### CHALLENGE
Only the number is wanted: how many lines contain the string "chart"?
————
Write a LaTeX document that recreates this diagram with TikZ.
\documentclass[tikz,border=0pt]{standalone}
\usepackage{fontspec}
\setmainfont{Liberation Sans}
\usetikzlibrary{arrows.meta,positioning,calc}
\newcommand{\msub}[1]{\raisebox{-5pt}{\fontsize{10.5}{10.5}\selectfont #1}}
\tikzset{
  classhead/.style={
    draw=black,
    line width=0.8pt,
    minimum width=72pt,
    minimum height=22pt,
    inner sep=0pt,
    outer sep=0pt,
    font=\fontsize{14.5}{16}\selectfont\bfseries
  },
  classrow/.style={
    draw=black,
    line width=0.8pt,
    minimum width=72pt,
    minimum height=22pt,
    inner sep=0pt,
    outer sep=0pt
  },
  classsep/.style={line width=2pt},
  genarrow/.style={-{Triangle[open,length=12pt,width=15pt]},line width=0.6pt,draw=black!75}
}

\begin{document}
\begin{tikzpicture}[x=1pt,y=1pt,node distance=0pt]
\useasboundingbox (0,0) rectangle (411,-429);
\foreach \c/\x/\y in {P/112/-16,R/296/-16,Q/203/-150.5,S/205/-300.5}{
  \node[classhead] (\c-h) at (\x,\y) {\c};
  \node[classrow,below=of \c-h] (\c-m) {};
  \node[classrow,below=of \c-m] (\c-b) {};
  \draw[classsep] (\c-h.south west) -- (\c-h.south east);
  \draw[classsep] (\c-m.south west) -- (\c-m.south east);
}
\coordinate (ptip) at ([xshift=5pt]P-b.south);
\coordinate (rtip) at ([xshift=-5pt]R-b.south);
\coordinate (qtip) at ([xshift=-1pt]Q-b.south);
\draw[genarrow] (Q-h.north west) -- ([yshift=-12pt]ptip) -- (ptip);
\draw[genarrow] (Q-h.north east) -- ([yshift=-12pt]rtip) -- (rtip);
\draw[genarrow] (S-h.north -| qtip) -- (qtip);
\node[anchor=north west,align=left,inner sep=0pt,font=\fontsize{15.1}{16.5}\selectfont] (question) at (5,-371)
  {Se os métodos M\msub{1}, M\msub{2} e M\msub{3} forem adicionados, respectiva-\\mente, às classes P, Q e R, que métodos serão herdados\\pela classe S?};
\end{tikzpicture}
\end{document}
————
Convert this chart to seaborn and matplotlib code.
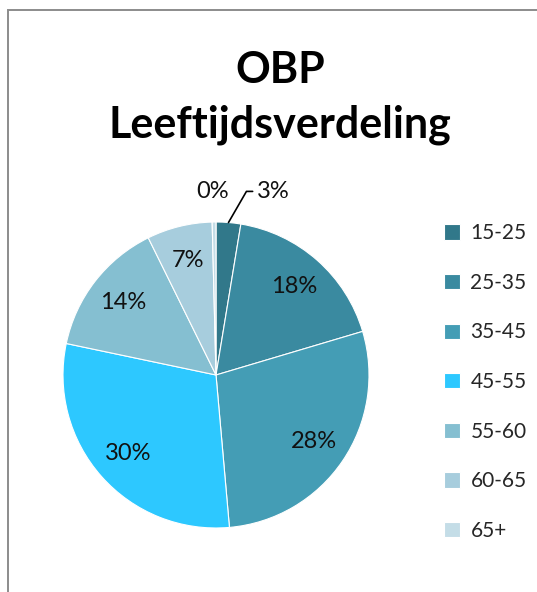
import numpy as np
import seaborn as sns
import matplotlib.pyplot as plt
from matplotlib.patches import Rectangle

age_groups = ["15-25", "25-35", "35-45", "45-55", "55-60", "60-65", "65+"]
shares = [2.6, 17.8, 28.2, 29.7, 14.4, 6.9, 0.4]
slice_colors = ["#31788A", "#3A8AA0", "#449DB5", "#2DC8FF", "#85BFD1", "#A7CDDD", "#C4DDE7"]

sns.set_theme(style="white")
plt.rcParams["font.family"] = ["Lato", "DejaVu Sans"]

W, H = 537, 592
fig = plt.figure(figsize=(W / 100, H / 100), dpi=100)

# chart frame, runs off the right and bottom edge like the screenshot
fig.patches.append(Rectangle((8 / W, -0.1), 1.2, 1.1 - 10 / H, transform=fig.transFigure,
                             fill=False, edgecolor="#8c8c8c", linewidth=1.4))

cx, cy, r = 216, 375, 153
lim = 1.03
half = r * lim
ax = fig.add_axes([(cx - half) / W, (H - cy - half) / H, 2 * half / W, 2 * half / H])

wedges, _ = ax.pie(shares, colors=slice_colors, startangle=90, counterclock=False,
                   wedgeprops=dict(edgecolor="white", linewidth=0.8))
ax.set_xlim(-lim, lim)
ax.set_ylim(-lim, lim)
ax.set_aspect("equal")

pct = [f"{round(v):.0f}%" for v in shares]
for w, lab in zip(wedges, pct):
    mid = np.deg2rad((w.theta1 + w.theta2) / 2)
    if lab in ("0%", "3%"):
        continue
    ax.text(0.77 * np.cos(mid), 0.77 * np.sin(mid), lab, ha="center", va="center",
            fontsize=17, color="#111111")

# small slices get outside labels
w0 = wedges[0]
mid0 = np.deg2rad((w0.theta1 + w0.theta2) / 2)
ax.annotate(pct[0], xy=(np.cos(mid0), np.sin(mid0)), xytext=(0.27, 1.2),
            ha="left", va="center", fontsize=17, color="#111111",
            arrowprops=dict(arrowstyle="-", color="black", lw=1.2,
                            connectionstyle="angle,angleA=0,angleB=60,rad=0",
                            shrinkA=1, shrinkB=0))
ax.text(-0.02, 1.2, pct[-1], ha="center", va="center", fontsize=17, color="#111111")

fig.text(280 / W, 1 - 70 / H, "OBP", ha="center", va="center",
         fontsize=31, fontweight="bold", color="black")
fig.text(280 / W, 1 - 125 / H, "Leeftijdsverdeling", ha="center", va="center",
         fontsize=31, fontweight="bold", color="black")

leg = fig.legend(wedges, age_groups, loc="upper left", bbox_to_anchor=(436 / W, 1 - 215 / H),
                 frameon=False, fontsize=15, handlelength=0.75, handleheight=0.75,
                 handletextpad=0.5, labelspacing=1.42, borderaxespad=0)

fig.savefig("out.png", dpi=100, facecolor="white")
————
### TASK OUTPUT
2